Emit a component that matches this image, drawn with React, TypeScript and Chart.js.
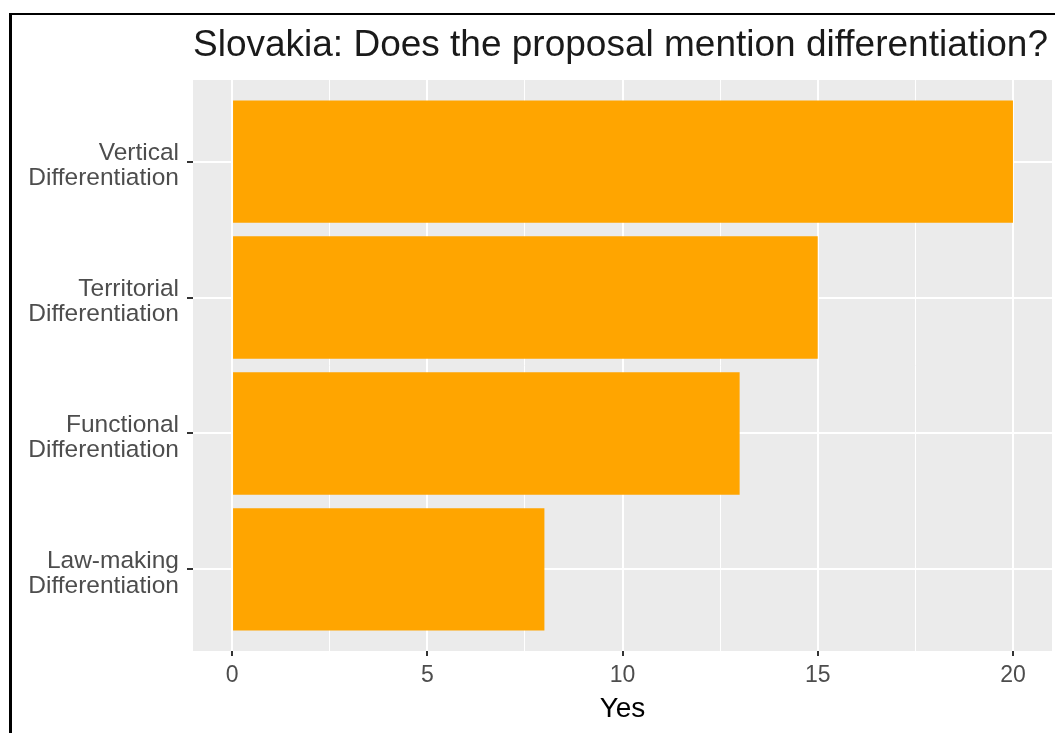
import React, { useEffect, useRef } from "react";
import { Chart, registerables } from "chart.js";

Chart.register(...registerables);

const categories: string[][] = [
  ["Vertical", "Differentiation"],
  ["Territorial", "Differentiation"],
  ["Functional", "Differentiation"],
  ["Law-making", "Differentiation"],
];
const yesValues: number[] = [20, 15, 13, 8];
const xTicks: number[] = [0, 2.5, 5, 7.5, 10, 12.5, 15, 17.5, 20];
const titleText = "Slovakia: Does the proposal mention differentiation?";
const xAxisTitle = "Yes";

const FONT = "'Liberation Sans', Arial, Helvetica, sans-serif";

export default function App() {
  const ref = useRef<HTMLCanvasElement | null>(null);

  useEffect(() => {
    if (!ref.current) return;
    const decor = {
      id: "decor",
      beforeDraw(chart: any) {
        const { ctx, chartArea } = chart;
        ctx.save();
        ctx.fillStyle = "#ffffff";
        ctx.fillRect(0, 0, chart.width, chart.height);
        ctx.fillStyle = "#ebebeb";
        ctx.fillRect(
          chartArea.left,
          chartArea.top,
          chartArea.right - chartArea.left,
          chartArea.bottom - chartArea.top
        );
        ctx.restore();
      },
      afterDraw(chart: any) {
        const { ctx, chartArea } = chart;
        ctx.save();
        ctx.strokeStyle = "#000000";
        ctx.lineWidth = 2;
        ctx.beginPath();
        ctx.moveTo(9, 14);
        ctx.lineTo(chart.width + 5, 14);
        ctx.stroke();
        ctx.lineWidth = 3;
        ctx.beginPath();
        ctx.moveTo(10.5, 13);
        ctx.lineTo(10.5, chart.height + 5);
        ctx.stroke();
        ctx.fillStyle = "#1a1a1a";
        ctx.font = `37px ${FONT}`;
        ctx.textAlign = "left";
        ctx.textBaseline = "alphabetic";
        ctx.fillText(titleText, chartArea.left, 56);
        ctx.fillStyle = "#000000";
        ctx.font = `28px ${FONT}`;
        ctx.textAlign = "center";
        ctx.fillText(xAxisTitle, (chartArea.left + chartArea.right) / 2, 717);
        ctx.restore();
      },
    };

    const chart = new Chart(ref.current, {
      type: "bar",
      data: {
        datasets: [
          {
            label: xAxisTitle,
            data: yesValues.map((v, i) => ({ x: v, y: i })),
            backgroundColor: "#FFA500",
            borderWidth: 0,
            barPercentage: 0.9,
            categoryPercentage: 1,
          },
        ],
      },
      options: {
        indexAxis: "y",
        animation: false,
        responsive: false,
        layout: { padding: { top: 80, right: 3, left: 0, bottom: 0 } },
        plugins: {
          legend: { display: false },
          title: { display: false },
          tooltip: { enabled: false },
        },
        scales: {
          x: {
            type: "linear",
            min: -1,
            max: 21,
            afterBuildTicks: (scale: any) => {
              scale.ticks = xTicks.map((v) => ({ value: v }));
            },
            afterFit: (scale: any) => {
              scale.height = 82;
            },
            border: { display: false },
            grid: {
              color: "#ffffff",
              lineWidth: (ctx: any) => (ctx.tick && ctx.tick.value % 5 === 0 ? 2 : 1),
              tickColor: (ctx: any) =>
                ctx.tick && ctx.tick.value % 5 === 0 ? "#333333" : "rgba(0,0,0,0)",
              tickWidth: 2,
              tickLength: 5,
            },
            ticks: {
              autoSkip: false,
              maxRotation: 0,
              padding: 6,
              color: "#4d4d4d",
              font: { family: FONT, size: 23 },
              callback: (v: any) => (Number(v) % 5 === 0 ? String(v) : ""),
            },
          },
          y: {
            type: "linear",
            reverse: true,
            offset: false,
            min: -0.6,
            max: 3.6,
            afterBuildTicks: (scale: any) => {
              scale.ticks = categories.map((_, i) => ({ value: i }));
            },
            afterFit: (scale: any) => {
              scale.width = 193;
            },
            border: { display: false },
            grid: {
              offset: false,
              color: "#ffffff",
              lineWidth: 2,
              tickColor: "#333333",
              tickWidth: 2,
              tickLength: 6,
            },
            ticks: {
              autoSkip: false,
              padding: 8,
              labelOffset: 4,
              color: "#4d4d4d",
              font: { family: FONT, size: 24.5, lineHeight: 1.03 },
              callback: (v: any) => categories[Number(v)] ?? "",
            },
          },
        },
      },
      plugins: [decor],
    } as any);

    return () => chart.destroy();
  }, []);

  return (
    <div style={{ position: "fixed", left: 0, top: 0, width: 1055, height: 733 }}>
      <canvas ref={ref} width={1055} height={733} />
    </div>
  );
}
-=-=-=-=-
[What to produce]:
Print out the lines exactly, skipping any picture.

[The output]:
Emit a component that matches this image, drawn with React, TypeScript and Chart.js.
import React, { useEffect, useRef } from "react";
import { Chart, registerables } from "chart.js";

Chart.register(...registerables);

const categories: string[][] = [
  ["Vertical", "Differentiation"],
  ["Territorial", "Differentiation"],
  ["Functional", "Differentiation"],
  ["Law-making", "Differentiation"],
];
const yesValues: number[] = [20, 15, 13, 8];
const xTicks: number[] = [0, 2.5, 5, 7.5, 10, 12.5, 15, 17.5, 20];
const titleText = "Slovakia: Does the proposal mention differentiation?";
const xAxisTitle = "Yes";

const FONT = "'Liberation Sans', Arial, Helvetica, sans-serif";

export default function App() {
  const ref = useRef<HTMLCanvasElement | null>(null);

  useEffect(() => {
    if (!ref.current) return;
    const decor = {
      id: "decor",
      beforeDraw(chart: any) {
        const { ctx, chartArea } = chart;
        ctx.save();
        ctx.fillStyle = "#ffffff";
        ctx.fillRect(0, 0, chart.width, chart.height);
        ctx.fillStyle = "#ebebeb";
        ctx.fillRect(
          chartArea.left,
          chartArea.top,
          chartArea.right - chartArea.left,
          chartArea.bottom - chartArea.top
        );
        ctx.restore();
      },
      afterDraw(chart: any) {
        const { ctx, chartArea } = chart;
        ctx.save();
        ctx.strokeStyle = "#000000";
        ctx.lineWidth = 2;
        ctx.beginPath();
        ctx.moveTo(9, 14);
        ctx.lineTo(chart.width + 5, 14);
        ctx.stroke();
        ctx.lineWidth = 3;
        ctx.beginPath();
        ctx.moveTo(10.5, 13);
        ctx.lineTo(10.5, chart.height + 5);
        ctx.stroke();
        ctx.fillStyle = "#1a1a1a";
        ctx.font = `37px ${FONT}`;
        ctx.textAlign = "left";
        ctx.textBaseline = "alphabetic";
        ctx.fillText(titleText, chartArea.left, 56);
        ctx.fillStyle = "#000000";
        ctx.font = `28px ${FONT}`;
        ctx.textAlign = "center";
        ctx.fillText(xAxisTitle, (chartArea.left + chartArea.right) / 2, 717);
        ctx.restore();
      },
    };

    const chart = new Chart(ref.current, {
      type: "bar",
      data: {
        datasets: [
          {
            label: xAxisTitle,
            data: yesValues.map((v, i) => ({ x: v, y: i })),
            backgroundColor: "#FFA500",
            borderWidth: 0,
            barPercentage: 0.9,
            categoryPercentage: 1,
          },
        ],
      },
      options: {
        indexAxis: "y",
        animation: false,
        responsive: false,
        layout: { padding: { top: 80, right: 3, left: 0, bottom: 0 } },
        plugins: {
          legend: { display: false },
          title: { display: false },
          tooltip: { enabled: false },
        },
        scales: {
          x: {
            type: "linear",
            min: -1,
            max: 21,
            afterBuildTicks: (scale: any) => {
              scale.ticks = xTicks.map((v) => ({ value: v }));
            },
            afterFit: (scale: any) => {
              scale.height = 82;
            },
            border: { display: false },
            grid: {
              color: "#ffffff",
              lineWidth: (ctx: any) => (ctx.tick && ctx.tick.value % 5 === 0 ? 2 : 1),
              tickColor: (ctx: any) =>
                ctx.tick && ctx.tick.value % 5 === 0 ? "#333333" : "rgba(0,0,0,0)",
              tickWidth: 2,
              tickLength: 5,
            },
            ticks: {
              autoSkip: false,
              maxRotation: 0,
              padding: 6,
              color: "#4d4d4d",
              font: { family: FONT, size: 23 },
              callback: (v: any) => (Number(v) % 5 === 0 ? String(v) : ""),
            },
          },
          y: {
            type: "linear",
            reverse: true,
            offset: false,
            min: -0.6,
            max: 3.6,
            afterBuildTicks: (scale: any) => {
              scale.ticks = categories.map((_, i) => ({ value: i }));
            },
            afterFit: (scale: any) => {
              scale.width = 193;
            },
            border: { display: false },
            grid: {
              offset: false,
              color: "#ffffff",
              lineWidth: 2,
              tickColor: "#333333",
              tickWidth: 2,
              tickLength: 6,
            },
            ticks: {
              autoSkip: false,
              padding: 8,
              labelOffset: 4,
              color: "#4d4d4d",
              font: { family: FONT, size: 24.5, lineHeight: 1.03 },
              callback: (v: any) => categories[Number(v)] ?? "",
            },
          },
        },
      },
      plugins: [decor],
    } as any);

    return () => chart.destroy();
  }, []);

  return (
    <div style={{ position: "fixed", left: 0, top: 0, width: 1055, height: 733 }}>
      <canvas ref={ref} width={1055} height={733} />
    </div>
  );
}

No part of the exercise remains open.